Bank of Nova Scotia closed its 2019 fiscal year with modestly higher profits in its core divisions, as wariness among business leaders over global trade tensions and economic prospects begins to weigh on banks.
Scotiabank is the first of Canada’s large banks to report fourth-quarter fiscal results, and the slow but steady earnings growth in its Canadian and international banking divisions sets the tone for a reporting season that already carried muted expectations.
The fiscal year that ended Oct. 31 was the first to include three significant acquisitions made in 2018: BBVA Chile and two Canadian wealth managers, MD Financial Management and Jarislowsky Fraser Ltd. Scotiabank also sold a number of international businesses in 2019 that no longer fit its strategy, reducing its footprint in the Caribbean and in Thailand.
Civil unrest in Chile has clouded the outlook for Scotiabank’s Latin American operations, which are concentrated in Chile, Mexico, Peru and Colombia, and which have been a vital source of profit growth in recent quarters. But the bank’s executives are only expecting a brief hiccup in Chile and painted a cautiously optimistic outlook for the year to come.
"We expect a modest improvement in global growth in 2020, despite the trade tensions between the U.S. and China, which have been weighing on business sentiment and activity," said Brian Porter, the bank's chief executive officer, on a conference call with analysts on Tuesday.
For the fourth quarter, Scotiabank reported profit of $2.3-billion, or $1.73 per share, compared with $2.27-billion, or $1.71 per share, a year earlier.
Adjusting for costs related to acquiring and selling businesses, however, Scotiabank said it earned $1.82 per share, matching analysts’ consensus estimate, according to data from Refinitiv.
For the 2019 fiscal year, profit increased 1 per cent to $8.8-billion, but earnings per share fell 2 per cent to $6.68, compared with 2018.

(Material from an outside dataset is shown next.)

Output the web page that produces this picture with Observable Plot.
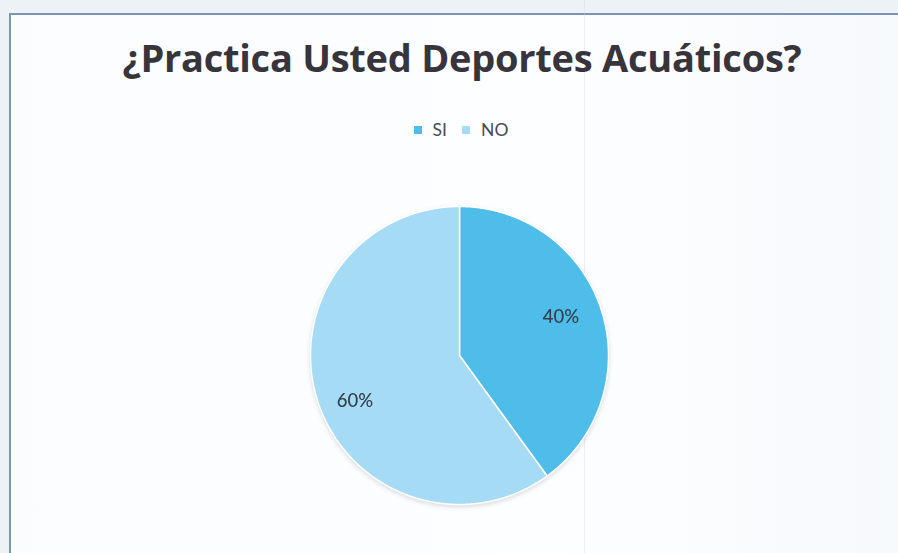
<!DOCTYPE html>
<html>
<head>
<meta charset="utf-8">
<script src="https://cdn.jsdelivr.net/npm/d3@7"></script>
<script src="https://cdn.jsdelivr.net/npm/@observablehq/plot@0.6"></script>
<style>
  html, body { margin: 0; padding: 0; }
  body { width: 898px; height: 553px; overflow: hidden; background: #edf2f7; font-family: Lato, "Open Sans", sans-serif; }
  #page { position: relative; width: 898px; height: 553px; overflow: hidden; }
  #box { position: absolute; left: 9px; top: 13px; width: 900px; height: 560px; background: linear-gradient(90deg, #fbfcfe 0%, #fdfeff 60%, #f6f9fc 100%); border-left: 2px solid #7896b4; border-top: 2px solid #7896b4; box-sizing: border-box; }
  #fold { position: absolute; left: 584px; top: 0; width: 1px; height: 553px; background: rgba(205,214,224,0.4); }
  #title { position: absolute; left: 0; top: 31px; width: 924px; text-align: center; font-family: "Open Sans", sans-serif; font-weight: 700; font-size: 38px; line-height: 52px; color: #38343c; letter-spacing: -0.25px; white-space: nowrap; }
  #legend { position: absolute; left: 0; top: 113px; width: 922px; display: flex; justify-content: center; }
  #legend > * { font-family: Lato, sans-serif !important; font-size: 17.5px !important; color: #4a4a52 !important; }
  #legend svg { margin-right: 11px !important; }
  #legend span { margin-right: 15px !important; }
  #legend span:last-child { margin-right: 0 !important; }
  #chart { position: absolute; left: 0; top: 0; }
  #chart svg { filter: drop-shadow(0 2px 2px rgba(60,70,90,0.18)); }
</style>
</head>
<body>
<div id="page">
  <div id="box"></div>
  <div id="fold"></div>
  <div id="title">¿Practica Usted Deportes Acuáticos?</div>
  <div id="legend"></div>
  <div id="chart"></div>
</div>
<script>
// Survey answers and their share of respondents (%)
const categories = ["SI", "NO"];
const percentages = [40, 60];
const colors = ["#4fbde9", "#a6dbf6"];

// Slice angles, starting at 12 o'clock and running clockwise
const pie = d3.pie().sort(null).value(d => d.value);
const arcs = pie(categories.map((c, i) => ({category: c, value: percentages[i]})));

// Outline of every slice in unit-circle coordinates (centre, arc, back to centre)
const outline = [];
for (const a of arcs) {
  const c = a.data.category;
  outline.push({category: c, x: 0, y: 0});
  const steps = Math.max(2, Math.ceil((a.endAngle - a.startAngle) / (Math.PI / 360)));
  for (let k = 0; k <= steps; k++) {
    const t = a.startAngle + (a.endAngle - a.startAngle) * k / steps;
    outline.push({category: c, x: Math.sin(t), y: Math.cos(t)});
  }
  outline.push({category: c, x: 0, y: 0});
}

// Percentage labels near the middle angle of each slice
const labelRadius = 0.73;
const labels = arcs.map(a => {
  const m = (a.startAngle + a.endAngle) / 2;
  return {text: `${a.data.value}%`, x: labelRadius * Math.sin(m), y: labelRadius * Math.cos(m)};
});
const labelNudge = [[-2, -5], [-1, 12]];

const cx = 459, cy = 355, r = 149;
const chart = Plot.plot({
  width: 898,
  height: 553,
  margin: 0,
  style: {background: "transparent", overflow: "visible"},
  x: {domain: [-1, 1], range: [cx - r, cx + r], axis: null},
  y: {domain: [-1, 1], range: [cy + r, cy - r], axis: null},
  color: {domain: categories, range: colors},
  marks: [
    Plot.line(outline, {x: "x", y: "y", z: "category", fill: "category", stroke: "white", strokeWidth: 1.5, strokeLinejoin: "round", curve: "linear"}),
    ...labels.map((l, i) => Plot.text([l], {
      x: "x", y: "y", text: "text", dx: labelNudge[i][0], dy: labelNudge[i][1],
      fontSize: 18.5, fontWeight: 500, fill: "#34404e", fontFamily: "Lato, sans-serif"
    }))
  ]
});
document.getElementById("chart").appendChild(chart);

const legend = Plot.legend({
  color: {domain: categories, range: colors},
  swatchSize: 8,
  style: {fontFamily: "Lato, sans-serif", fontSize: "17.5px", color: "#4a4a52"}
});
document.getElementById("legend").appendChild(legend);
</script>
</body>
</html>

Scotiabank held its quarterly dividend steady at 90 cents a share. But from now on, the bank will update its dividend once a year, in the second quarter, rather than semi-annually.
Analysts and investors were watching closely to see how widespread protests that erupted in Chile last month would affect Scotiabank. About 5 to 6 per cent of the bank’s total profit comes from Chile, and even though the upheaval only began in the final weeks of Scotiabank’s fiscal quarter, fourth-quarter earnings from the country fell to $105-million from $118-million a year ago, according to Eight Capital analyst Steve Theriault. The turmoil also forced Scotiabank to postpone an October investor day in Chile’s capital of Santiago until January.
Scotiabank’s head of international banking, Nacho Deschamps, said that while “it’s early days in Chile,” he expects the impact to be limited to the first fiscal quarter of 2020, which ends Jan. 31; he expects profit will stay roughly the same as in the fourth quarter. After that, Chilean earnings should “gradually improve during the year,” he said.
Profit from Scotiabank’s international banking division was $733-million, up 3 per cent from a year earlier, driven by increases in loans across the bank’s Latin American footprint.
At the same time, Scotiabank’s big-ticket acquisitions in Canada are starting to pay off. The Canadian wealth-management business, bolstered by the MD and Jarislowsky deals, reported profit of $303-million, up 15 per cent from $262-million a year earlier. “We’ve really shifted gears over the last few years,” said Glen Gowland, head of global wealth management, placing greater emphasis on fee-based revenue and less focus on business based on commissions or transactions.
Profit from Scotiabank’s core Canadian banking division, including wealth management, was $1.14-billion, up 2.5 per cent from a year earlier, due partly to increased loans and deposits and better margins.
In global banking and markets, a division in the midst of a turnaround plan, profit fell 3 per cent to $405-million, as higher costs and loan-loss provisions outweighed better trading results. But group co-head Jake Lawrence expects its profit will grow again in 2020.